- To be done
Reproduce, character for character, the lines below from the first through the one with "from bokeh.resources import INLINE". Leave pictures out.

- Data excerpt
________________________

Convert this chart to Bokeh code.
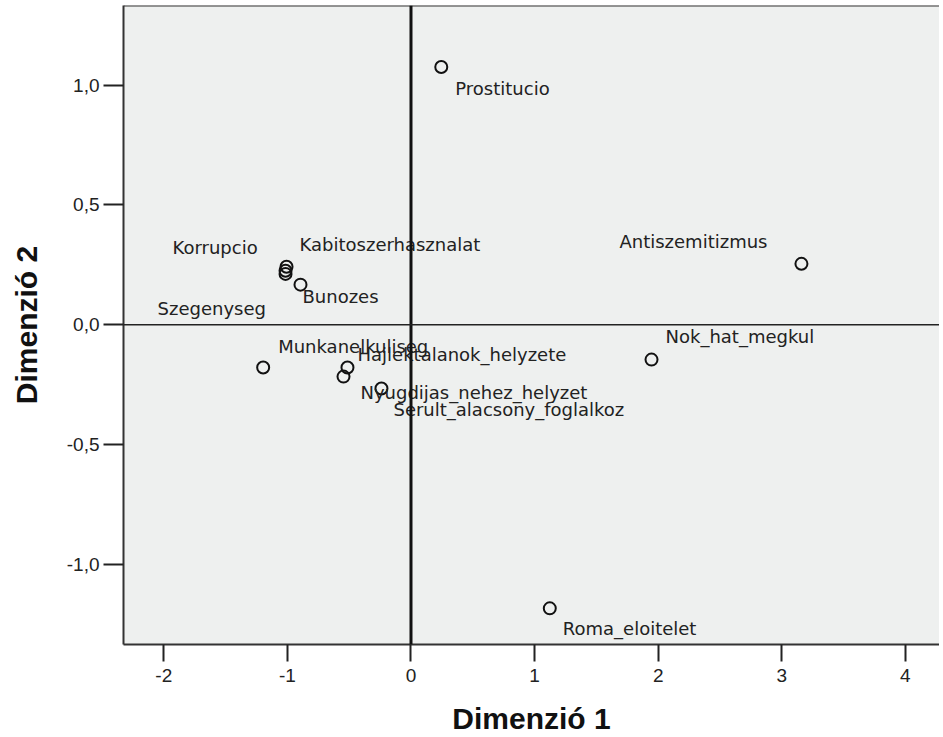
from bokeh.plotting import figure
from bokeh.models import ColumnDataSource, Span, FixedTicker, Range1d
from bokeh.core.properties import value
from bokeh.embed import file_html
from bokeh.resources import INLINE

# ---- data ----
names = ["Prostitucio", "Antiszemitizmus", "Nok_hat_megkul", "Roma_eloitelet",
         "Korrupcio", "Kabitoszerhasznalat", "Szegenyseg", "Bunozes",
         "Munkanelkuliseg", "Hajlektalanok_helyzete", "Nyugdijas_nehez_helyzet",
         "Serult_alacsony_foglalkoz"]
dim1 = [0.245, 3.159, 1.946, 1.123, -1.007, -1.015, -1.015, -0.894,
        -1.196, -0.546, -0.514, -0.239]
dim2 = [1.076, 0.254, -0.146, -1.185, 0.242, 0.225, 0.212, 0.167,
        -0.179, -0.217, -0.179, -0.267]

x_ticks = [-2, -1, 0, 1, 2, 3, 4]
x_tick_labels = ["-2", "-1", "0", "1", "2", "3", "4"]
y_ticks = [-1.0, -0.5, 0.0, 0.5, 1.0]
y_tick_labels = ["-1,0", "-0,5", "0,0", "0,5", "1,0"]

x_title = "Dimenzió 1"
y_title = "Dimenzió 2"

# ---- label placement (screen pixel offsets, style only) ----
lbl_dx = [14, -182, 14, 13, -114, 14, -128, 2, 15, 14, 13, 12]
lbl_dy = [21, -22, -23, 20, -19, -26, 35, 12, -21, -22, 25, 21]

src = ColumnDataSource(dict(dim1=dim1, dim2=dim2, names=names, dx=lbl_dx, dy=lbl_dy))

p = figure(width=939, height=737,
           x_range=Range1d(-2.326, 4.276), y_range=Range1d(-1.336, 1.333),
           output_backend="svg", toolbar_location=None,
           min_border_left=123, min_border_right=0, min_border_top=5, min_border_bottom=91,
           background_fill_color="#EEF0EF", border_fill_color="white",
           outline_line_color=None)
p.grid.visible = False

# axes
for ax in (p.xaxis[0], p.yaxis[0]):
    ax.major_tick_in = 0
    ax.minor_tick_line_color = None
    ax.major_tick_line_width = 2
    ax.major_tick_line_color = "#222222"
    ax.axis_line_width = 2
    ax.axis_line_color = "#333333"
    ax.major_label_text_font = "Liberation Sans"
    ax.major_label_text_font_size = "19px"
    ax.major_label_text_color = "#222222"
    ax.axis_label_text_font = "Liberation Sans"
    ax.axis_label_text_font_style = "bold"
    ax.axis_label_text_font_size = "30px"
    ax.axis_label_text_color = "#111111"

p.xaxis.ticker = FixedTicker(ticks=x_ticks)
p.xaxis.major_label_overrides = dict(zip(x_ticks, x_tick_labels))
p.xaxis.major_tick_out = 17
p.xaxis.major_label_standoff = 7
p.xaxis.axis_label = x_title
p.xaxis.axis_label_standoff = 17

p.yaxis.ticker = FixedTicker(ticks=y_ticks)
p.yaxis.major_label_overrides = dict(zip(y_ticks, y_tick_labels))
p.yaxis.major_tick_out = 20
p.yaxis.major_label_standoff = 4
p.yaxis.axis_label = y_title
p.yaxis.axis_label_standoff = 21

# frame top border and zero lines
p.add_layout(Span(location=p.y_range.end, dimension="width", line_color="#333333", line_width=2))
p.add_layout(Span(location=0, dimension="height", line_color="#111111", line_width=3))
p.add_layout(Span(location=0, dimension="width", line_color="#222222", line_width=1.5))

p.scatter(x="dim1", y="dim2", source=src, marker="circle", size=12,
          fill_color=None, line_color="#111111", line_width=2)
p.text(x="dim1", y="dim2", text="names", x_offset="dx", y_offset="dy", source=src,
       text_font=value("DejaVu Sans"), text_font_size=value("18px"),
       text_baseline="middle", text_align="left", text_color="#222222")

open("out.html", "w").write(file_html(p, INLINE))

________________________

- The answer
Convert this chart to Bokeh code.
from bokeh.plotting import figure
from bokeh.models import ColumnDataSource, Span, FixedTicker, Range1d
from bokeh.core.properties import value
from bokeh.embed import file_html
from bokeh.resources import INLINE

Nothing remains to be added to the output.